A series of artist's books that was made in collaboration with Kenward Elmslie and contains unique drawings by Ken Tisa is included in the National Gallery of Australia.

===Notable exhibitions===
Ken Tisa was included in the Whitney Biennial 1975: Contemporary American Art.

Tisa was included in the Museum of Modern Art's 1981 exhibition New York/New Wave. In 1989, his work was included in Witnesses: Against Our Vanishing curated by Nan Goldin at Artists Space. The exhibition was organized in response to the ongoing AIDS epidemic and included work by Vittorio Scarpati, Greer Lankton, and others. The exhibition became the subject of public debate when John E. Frohnmayer, chairman of the National Endowment for the Arts revoked the $10,000 grant awarded to the nonprofit gallery, a decision Frohmayer claimed was due to the overtly political nature of David Wojnarowicz's catalogue essay.

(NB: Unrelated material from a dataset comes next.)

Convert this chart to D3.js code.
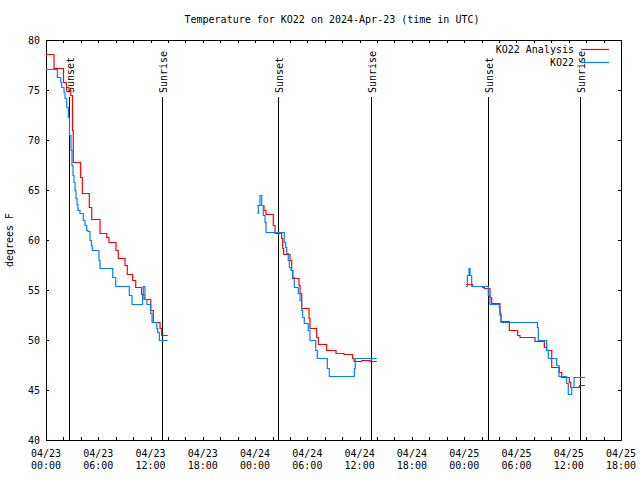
<!DOCTYPE html>
<html><head><meta charset="utf-8">
<script src="https://cdn.jsdelivr.net/npm/d3@7"></script>
<style>
body{margin:0;background:#fff;}
text{font-family:"DejaVu Sans Mono","Liberation Mono",monospace;font-size:10px;fill:#000;}
</style></head>
<body><svg id="c" width="640" height="480"></svg>
<script>
// Hours after 2024-04-23 00:00 UTC
const analysis1H = [0,0.92,2.01,2.35,2.64,2.84,3.04,3.13,3.98,4.17,4.97,5.25,6.20,6.97,7.23,8.03,8.30,9.07,9.33,9.95,10.30,10.98,11.25,12.02,12.32,13.09,13.28,13.97];
const analysis1V = [78.6,77.2,75.8,75.3,75.0,74.5,71.0,67.8,66.3,64.7,63.3,62.1,60.7,60.3,59.8,59.0,58.2,57.5,56.6,56.0,55.3,54.6,54.1,53.0,51.8,51.2,50.5,50.5];
const obs1H = [0,1.30,1.69,1.80,2.07,2.18,2.38,2.56,2.70,2.87,2.98,3.10,3.21,3.33,3.44,3.56,3.67,3.90,4.28,4.48,4.67,4.82,5.05,5.22,5.31,6.08,6.20,7.66,8.00,9.56,9.87,11.08,11.17,11.36,11.59,12.02,12.17,12.71,12.82,13.01,13.97];
const obs1V = [77.1,76.3,75.8,75.3,74.8,74.2,73.3,72.3,70.5,69.0,67.5,66.5,65.8,65.0,64.2,63.6,63.0,62.7,62.0,61.5,61.0,60.9,60.0,59.5,59.0,58.0,57.2,56.3,55.4,54.5,53.6,54.5,55.4,54.1,53.6,52.7,51.8,51.2,50.8,50.0,50.0];

const analysis2H = [24.26,25.02,25.25,26.09,26.29,27.05,27.17,27.28,28.01,28.20,28.32,29.04,29.16,29.35,30.19,30.30,31.07,31.26,32.22,33.29,34.21,35.20,35.35,36.24,37.19,37.96];
const analysis2V = [63.5,63.0,62.6,61.5,60.7,60.2,59.2,58.6,58.0,57.0,56.2,55.5,54.7,53.2,52.2,51.2,50.3,49.6,49.0,48.7,48.6,48.2,47.9,48.0,47.9,47.9];
const obs2H = [24.26,24.37,24.56,24.76,24.94,25.14,25.25,27.35,27.51,27.63,27.81,27.93,28.12,28.32,28.50,28.96,29.16,29.35,29.46,29.65,30.11,30.30,30.96,31.14,32.29,32.52,35.39,35.50,37.96];
const obs2V = [62.7,63.5,64.5,63.5,62.5,61.8,60.8,59.8,59.3,58.7,58.0,57.3,57.0,56.3,55.3,54.7,54.0,53.0,52.3,51.7,51.0,50.0,49.0,48.2,47.2,46.4,47.2,48.2,48.2];

const analysis3H = [48.21,48.98,50.12,50.31,50.96,51.16,52.11,52.23,53.18,54.14,54.41,56.13,57.20,57.47,58.05,58.92,59.19,60.07,60.23,61.21,61.87];
const analysis3V = [55.6,55.4,55.3,55.2,54.3,53.7,52.7,51.9,51.0,50.5,50.3,49.9,49.3,49.0,47.3,46.8,46.3,45.8,45.3,45.5,45.5];
const obs3H = [48.21,48.36,48.55,48.67,48.86,50.77,50.96,52.03,52.11,52.23,56.40,56.51,57.47,57.66,58.62,58.88,59.76,59.95,60.34,60.61,61.87];
const obs3V = [55.4,56.5,57.2,56.5,55.4,54.5,53.6,53.3,52.5,51.8,51.3,50.0,49.0,48.2,47.5,46.4,45.7,44.6,45.3,46.3,46.3];

const sunEventH = [2.64,13.30,26.63,37.30,50.73,61.30];
const sunEventLabel = ["Sunset","Sunrise","Sunset","Sunrise","Sunset","Sunrise"];
const yTicks = [40,45,50,55,60,65,70,75,80];
const seriesNames = ["KO22 Analysis","KO22"];
const seriesColors = ["#ff0000","#0080ff"];
const titleText = "Temperature for KO22 on 2024-Apr-23 (time in UTC)";
const yLabel = "degrees F";

const base = Date.UTC(2024,3,23,0,0);
const toDate = h => new Date(base + h*3600e3);
const L=46,R=621,T=40,B=440;
const x = d3.scaleUtc().domain([toDate(0), toDate(66)]).range([L,R]);
const y = d3.scaleLinear().domain([40,80]).range([B,T]);
const svg = d3.select("#c");

// frame
svg.append("rect").attr("x",L+0.5).attr("y",T+0.5).attr("width",R-L).attr("height",B-T)
  .attr("fill","none").attr("stroke","#000").attr("shape-rendering","crispEdges");

// x ticks every 2 hours, top and bottom
const xt = d3.utcHour.every(2).range(toDate(0), toDate(66.01));
xt.forEach(d=>{
  const px = Math.round(x(d))+0.5;
  svg.append("line").attr("x1",px).attr("x2",px).attr("y1",B).attr("y2",B-3).attr("stroke","#000").attr("shape-rendering","crispEdges");
  svg.append("line").attr("x1",px).attr("x2",px).attr("y1",T).attr("y2",T+3).attr("stroke","#000").attr("shape-rendering","crispEdges");
});
// x labels every 6 hours
const fmtD = d3.utcFormat("%m/%d"), fmtT = d3.utcFormat("%H:%M");
d3.utcHour.every(6).range(toDate(0), toDate(66.01)).forEach(d=>{
  const t = svg.append("text").attr("text-anchor","middle");
  t.append("tspan").attr("x",x(d)).attr("y",457).text(fmtD(d));
  t.append("tspan").attr("x",x(d)).attr("y",469).text(fmtT(d));
});
// y ticks
yTicks.forEach(v=>{
  const py = Math.round(y(v))+0.5;
  svg.append("line").attr("x1",L).attr("x2",L+3).attr("y1",py).attr("y2",py).attr("stroke","#000").attr("shape-rendering","crispEdges");
  svg.append("line").attr("x1",R).attr("x2",R-3).attr("y1",py).attr("y2",py).attr("stroke","#000").attr("shape-rendering","crispEdges");
  svg.append("text").attr("x",40).attr("y",y(v)).attr("dy","0.35em").attr("text-anchor","end").text(v);
});

// title & y label
svg.append("text").attr("x",332).attr("y",23).attr("text-anchor","middle").text(titleText);
svg.append("text").attr("transform","translate(13,240) rotate(-90)").attr("text-anchor","middle").text(yLabel);

// sun event lines
sunEventH.forEach((h,i)=>{
  const px = Math.round(x(toDate(h)))+0.5;
  svg.append("line").attr("x1",px).attr("x2",px).attr("y1",97).attr("y2",B).attr("stroke","#000").attr("shape-rendering","crispEdges");
  svg.append("text").attr("transform",`translate(${px+1},93) rotate(-90)`).attr("dy","0.35em").text(sunEventLabel[i]);
});

// data
const line = d3.line().x(d=>x(toDate(d[0]))).y(d=>Math.round(y(d[1]))+0.5).curve(d3.curveStepAfter);
const zip = (a,b)=>a.map((h,i)=>[h,b[i]]);
const groups = [
  [[analysis1H,analysis1V],[analysis2H,analysis2V],[analysis3H,analysis3V]],
  [[obs1H,obs1V],[obs2H,obs2V],[obs3H,obs3V]]
];
groups.forEach((segs,si)=>{
  segs.forEach(s=>{
    svg.append("path").attr("d",line(zip(s[0],s[1]))).attr("fill","none")
      .attr("stroke",seriesColors[si]).attr("stroke-width",1.2);
  });
});

// legend
seriesNames.forEach((n,i)=>{
  const ly = 49 + i*13;
  svg.append("text").attr("x",574).attr("y",ly).attr("dy","0.35em").attr("text-anchor","end").text(n);
  svg.append("line").attr("x1",581).attr("x2",609).attr("y1",ly+0.5).attr("y2",ly+0.5).attr("stroke",seriesColors[i]).attr("stroke-width",1.2);
});
</script></body></html>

Published in 2021, Tisa was interviewed and discussed prominently in Svetlana Kitto's oral history of Sara Penn's Knobkerry, accompanying an exhibition at SculptureCenter focusing on Penn's legacy and her multipurpose business. Kitto began her oral history after researching a catalogue for Tisa's 2017 exhibition at Gordon Robichaux Gallery, Objects/Time/Offerings. During her research Kitto frequently came across Penn's name and mentions of Knobkerry.

In 2013, Tisa's work was part of a group show at Kate Werble Gallery commemorating Village Voice writer and lesbian separatist, Jill Johnston–the exhibition was titled in the hopes of not being considered.

===Reception===
Tisa's work has received critical attention and has been reviewed in Artforum magazine and the New York Times.